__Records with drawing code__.
+ + + + + + +

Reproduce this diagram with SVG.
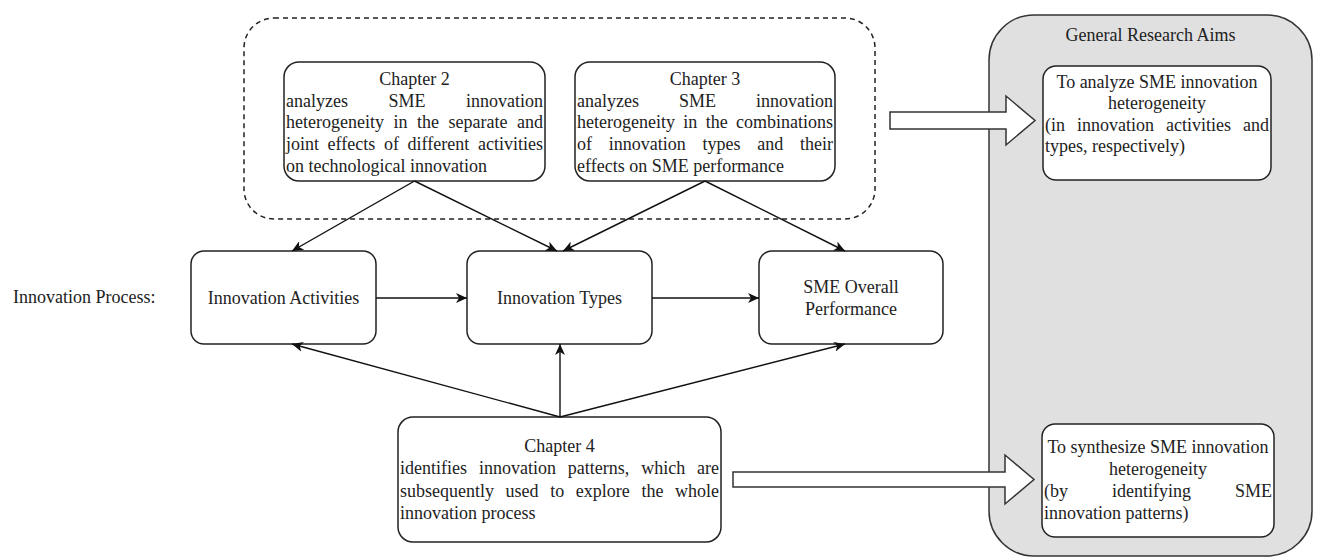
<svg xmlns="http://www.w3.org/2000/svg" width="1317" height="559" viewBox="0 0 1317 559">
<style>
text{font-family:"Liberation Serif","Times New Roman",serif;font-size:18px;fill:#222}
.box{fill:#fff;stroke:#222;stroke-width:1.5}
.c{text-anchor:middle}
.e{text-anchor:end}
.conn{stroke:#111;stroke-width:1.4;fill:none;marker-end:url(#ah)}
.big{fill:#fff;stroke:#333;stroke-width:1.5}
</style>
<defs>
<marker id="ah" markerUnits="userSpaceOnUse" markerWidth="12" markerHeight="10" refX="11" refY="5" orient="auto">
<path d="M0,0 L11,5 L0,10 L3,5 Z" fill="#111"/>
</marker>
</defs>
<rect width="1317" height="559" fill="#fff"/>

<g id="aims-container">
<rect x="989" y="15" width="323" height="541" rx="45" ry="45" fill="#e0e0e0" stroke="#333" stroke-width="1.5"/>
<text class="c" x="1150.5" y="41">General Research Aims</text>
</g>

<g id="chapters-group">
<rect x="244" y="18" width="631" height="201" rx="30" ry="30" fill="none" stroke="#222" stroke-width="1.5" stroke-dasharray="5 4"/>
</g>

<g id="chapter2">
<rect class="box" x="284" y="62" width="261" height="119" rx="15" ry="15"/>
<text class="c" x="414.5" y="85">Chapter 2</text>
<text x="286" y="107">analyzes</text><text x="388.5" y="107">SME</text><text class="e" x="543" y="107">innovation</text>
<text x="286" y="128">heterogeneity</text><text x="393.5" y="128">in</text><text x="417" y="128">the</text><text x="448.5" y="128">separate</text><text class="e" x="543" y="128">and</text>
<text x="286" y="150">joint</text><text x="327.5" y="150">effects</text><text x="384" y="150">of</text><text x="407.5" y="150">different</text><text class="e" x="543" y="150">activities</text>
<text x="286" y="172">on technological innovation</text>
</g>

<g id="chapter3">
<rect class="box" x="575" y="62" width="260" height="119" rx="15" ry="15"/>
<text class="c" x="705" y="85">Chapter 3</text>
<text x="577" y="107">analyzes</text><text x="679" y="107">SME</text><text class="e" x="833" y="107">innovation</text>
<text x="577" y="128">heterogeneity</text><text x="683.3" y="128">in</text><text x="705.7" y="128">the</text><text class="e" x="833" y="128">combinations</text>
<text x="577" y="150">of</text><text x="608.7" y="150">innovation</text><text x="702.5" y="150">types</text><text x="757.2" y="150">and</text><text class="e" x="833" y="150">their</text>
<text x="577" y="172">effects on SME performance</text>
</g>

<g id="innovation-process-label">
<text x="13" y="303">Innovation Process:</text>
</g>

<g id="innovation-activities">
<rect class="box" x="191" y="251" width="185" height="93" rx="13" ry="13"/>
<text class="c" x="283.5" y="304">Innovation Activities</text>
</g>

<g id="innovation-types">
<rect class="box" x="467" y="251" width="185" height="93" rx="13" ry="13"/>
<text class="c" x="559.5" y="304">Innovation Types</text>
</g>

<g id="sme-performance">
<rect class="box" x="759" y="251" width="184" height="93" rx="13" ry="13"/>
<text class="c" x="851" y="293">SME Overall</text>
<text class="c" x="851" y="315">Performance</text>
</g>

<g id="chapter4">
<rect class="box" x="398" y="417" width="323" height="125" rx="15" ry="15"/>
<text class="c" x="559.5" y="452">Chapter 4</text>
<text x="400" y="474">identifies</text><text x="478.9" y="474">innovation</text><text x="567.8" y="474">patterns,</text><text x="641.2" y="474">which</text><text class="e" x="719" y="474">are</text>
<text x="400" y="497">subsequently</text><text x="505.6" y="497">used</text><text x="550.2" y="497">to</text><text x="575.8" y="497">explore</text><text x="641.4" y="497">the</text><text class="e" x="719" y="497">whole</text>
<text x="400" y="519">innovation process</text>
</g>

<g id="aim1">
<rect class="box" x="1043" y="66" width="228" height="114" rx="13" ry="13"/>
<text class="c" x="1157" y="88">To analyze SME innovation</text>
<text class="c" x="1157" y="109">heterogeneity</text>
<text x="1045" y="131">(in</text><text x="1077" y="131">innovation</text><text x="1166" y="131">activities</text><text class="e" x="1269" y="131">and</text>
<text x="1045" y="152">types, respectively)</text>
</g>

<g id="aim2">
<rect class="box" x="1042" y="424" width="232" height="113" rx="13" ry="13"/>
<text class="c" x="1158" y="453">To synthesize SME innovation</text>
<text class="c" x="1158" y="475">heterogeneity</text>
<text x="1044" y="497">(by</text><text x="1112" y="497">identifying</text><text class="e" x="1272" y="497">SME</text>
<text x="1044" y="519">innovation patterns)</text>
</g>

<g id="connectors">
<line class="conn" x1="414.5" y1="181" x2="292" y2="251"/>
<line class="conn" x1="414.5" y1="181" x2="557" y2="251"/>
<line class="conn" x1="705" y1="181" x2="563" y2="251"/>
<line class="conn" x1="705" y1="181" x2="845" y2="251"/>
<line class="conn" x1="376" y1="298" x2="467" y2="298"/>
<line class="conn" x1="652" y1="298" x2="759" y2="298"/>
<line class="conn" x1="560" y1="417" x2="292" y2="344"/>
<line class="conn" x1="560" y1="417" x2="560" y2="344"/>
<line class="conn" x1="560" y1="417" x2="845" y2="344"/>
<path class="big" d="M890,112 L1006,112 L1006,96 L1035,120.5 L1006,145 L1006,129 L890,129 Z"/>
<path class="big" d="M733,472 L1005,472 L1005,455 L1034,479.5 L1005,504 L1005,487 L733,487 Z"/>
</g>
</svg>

+ + + + + + +

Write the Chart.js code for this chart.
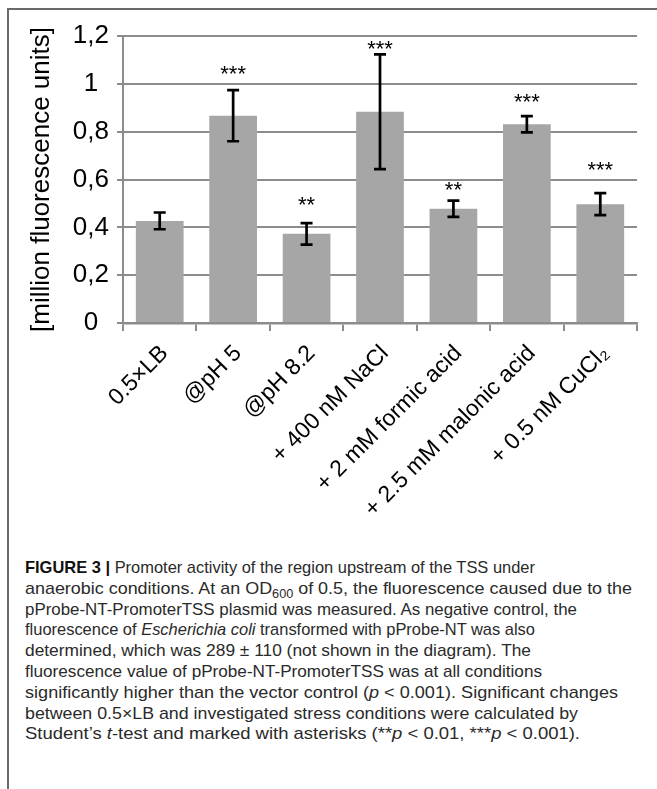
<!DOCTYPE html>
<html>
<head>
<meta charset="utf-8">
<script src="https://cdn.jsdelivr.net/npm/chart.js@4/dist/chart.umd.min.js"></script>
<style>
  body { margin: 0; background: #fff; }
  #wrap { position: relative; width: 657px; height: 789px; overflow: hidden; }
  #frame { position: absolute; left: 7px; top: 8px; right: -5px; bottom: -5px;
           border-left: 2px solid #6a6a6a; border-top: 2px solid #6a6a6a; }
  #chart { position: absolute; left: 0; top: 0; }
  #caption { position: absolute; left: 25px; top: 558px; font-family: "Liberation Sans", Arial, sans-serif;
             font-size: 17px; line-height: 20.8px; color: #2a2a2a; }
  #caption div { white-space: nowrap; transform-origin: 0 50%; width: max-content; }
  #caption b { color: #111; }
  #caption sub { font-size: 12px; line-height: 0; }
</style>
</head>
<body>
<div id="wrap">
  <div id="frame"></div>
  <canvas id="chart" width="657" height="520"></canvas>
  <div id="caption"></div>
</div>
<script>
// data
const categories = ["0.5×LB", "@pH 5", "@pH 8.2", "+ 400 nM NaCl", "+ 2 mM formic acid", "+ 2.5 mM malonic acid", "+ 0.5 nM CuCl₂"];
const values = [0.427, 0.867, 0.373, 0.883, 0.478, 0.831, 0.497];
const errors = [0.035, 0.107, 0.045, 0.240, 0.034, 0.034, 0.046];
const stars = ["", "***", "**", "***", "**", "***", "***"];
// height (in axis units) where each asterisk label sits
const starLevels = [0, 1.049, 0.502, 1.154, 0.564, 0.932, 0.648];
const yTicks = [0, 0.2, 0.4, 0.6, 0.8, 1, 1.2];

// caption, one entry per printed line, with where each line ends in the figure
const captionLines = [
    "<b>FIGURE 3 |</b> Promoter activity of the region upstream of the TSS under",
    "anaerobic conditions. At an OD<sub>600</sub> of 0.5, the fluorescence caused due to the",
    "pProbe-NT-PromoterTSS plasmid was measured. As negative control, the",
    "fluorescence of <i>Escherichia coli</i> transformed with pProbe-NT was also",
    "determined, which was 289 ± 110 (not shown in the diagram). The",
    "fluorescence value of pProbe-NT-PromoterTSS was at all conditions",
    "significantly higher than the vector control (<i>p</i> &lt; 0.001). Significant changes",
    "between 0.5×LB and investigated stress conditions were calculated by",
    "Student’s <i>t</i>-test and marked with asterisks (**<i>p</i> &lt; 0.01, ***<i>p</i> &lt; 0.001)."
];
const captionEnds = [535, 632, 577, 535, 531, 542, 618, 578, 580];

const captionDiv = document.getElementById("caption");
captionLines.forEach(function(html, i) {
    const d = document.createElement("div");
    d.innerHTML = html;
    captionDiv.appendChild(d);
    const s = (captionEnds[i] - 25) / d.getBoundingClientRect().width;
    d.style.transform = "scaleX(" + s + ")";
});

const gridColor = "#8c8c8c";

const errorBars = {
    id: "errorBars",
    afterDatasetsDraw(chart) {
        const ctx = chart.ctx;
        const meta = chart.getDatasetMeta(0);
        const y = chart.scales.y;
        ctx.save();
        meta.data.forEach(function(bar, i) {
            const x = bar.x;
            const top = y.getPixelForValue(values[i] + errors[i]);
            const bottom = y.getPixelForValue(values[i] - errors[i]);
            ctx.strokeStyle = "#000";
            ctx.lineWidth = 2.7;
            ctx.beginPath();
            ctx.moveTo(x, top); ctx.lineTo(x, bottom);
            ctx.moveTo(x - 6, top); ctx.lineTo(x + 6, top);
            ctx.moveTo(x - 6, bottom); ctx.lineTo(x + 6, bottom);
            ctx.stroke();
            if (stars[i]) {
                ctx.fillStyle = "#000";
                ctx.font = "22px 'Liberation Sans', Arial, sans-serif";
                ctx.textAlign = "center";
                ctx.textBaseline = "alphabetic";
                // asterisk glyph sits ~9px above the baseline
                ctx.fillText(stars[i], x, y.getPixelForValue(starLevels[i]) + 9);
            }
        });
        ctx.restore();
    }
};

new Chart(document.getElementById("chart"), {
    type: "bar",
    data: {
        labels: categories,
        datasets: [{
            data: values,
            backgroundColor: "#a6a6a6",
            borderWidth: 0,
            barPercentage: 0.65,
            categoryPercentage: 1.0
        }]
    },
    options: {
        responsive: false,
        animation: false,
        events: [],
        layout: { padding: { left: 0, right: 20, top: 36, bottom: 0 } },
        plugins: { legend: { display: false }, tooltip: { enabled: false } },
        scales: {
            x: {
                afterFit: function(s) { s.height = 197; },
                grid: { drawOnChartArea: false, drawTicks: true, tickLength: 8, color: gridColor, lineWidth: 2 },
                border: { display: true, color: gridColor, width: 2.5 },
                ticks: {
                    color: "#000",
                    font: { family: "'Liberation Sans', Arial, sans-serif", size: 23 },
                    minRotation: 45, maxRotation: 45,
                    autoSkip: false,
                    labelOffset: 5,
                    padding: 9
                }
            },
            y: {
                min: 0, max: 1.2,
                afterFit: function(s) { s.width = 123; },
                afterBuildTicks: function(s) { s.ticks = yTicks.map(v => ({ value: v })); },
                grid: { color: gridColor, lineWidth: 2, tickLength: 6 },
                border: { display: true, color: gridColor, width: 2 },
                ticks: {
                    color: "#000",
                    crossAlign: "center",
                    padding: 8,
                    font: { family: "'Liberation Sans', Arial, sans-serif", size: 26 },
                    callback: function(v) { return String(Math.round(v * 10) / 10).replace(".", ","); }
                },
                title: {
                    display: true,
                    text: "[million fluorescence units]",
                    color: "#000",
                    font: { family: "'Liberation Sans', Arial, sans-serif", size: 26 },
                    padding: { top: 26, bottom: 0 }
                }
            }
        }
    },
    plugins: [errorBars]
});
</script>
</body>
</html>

+ + + + + + +

__Task requirements__. Repeat only the lines running from "Write the Chart.js code for this chart." to "const yTicks = [0, 0.2, 0.4, 0.6, 0.8, 1, 1.2];", ends included, and leave the pictures out.

__Exercise answer__.
Write the Chart.js code for this chart.
<!DOCTYPE html>
<html>
<head>
<meta charset="utf-8">
<script src="https://cdn.jsdelivr.net/npm/chart.js@4/dist/chart.umd.min.js"></script>
<style>
  body { margin: 0; background: #fff; }
  #wrap { position: relative; width: 657px; height: 789px; overflow: hidden; }
  #frame { position: absolute; left: 7px; top: 8px; right: -5px; bottom: -5px;
           border-left: 2px solid #6a6a6a; border-top: 2px solid #6a6a6a; }
  #chart { position: absolute; left: 0; top: 0; }
  #caption { position: absolute; left: 25px; top: 558px; font-family: "Liberation Sans", Arial, sans-serif;
             font-size: 17px; line-height: 20.8px; color: #2a2a2a; }
  #caption div { white-space: nowrap; transform-origin: 0 50%; width: max-content; }
  #caption b { color: #111; }
  #caption sub { font-size: 12px; line-height: 0; }
</style>
</head>
<body>
<div id="wrap">
  <div id="frame"></div>
  <canvas id="chart" width="657" height="520"></canvas>
  <div id="caption"></div>
</div>
<script>
// data
const categories = ["0.5×LB", "@pH 5", "@pH 8.2", "+ 400 nM NaCl", "+ 2 mM formic acid", "+ 2.5 mM malonic acid", "+ 0.5 nM CuCl₂"];
const values = [0.427, 0.867, 0.373, 0.883, 0.478, 0.831, 0.497];
const errors = [0.035, 0.107, 0.045, 0.240, 0.034, 0.034, 0.046];
const stars = ["", "***", "**", "***", "**", "***", "***"];
// height (in axis units) where each asterisk label sits
const starLevels = [0, 1.049, 0.502, 1.154, 0.564, 0.932, 0.648];
const yTicks = [0, 0.2, 0.4, 0.6, 0.8, 1, 1.2];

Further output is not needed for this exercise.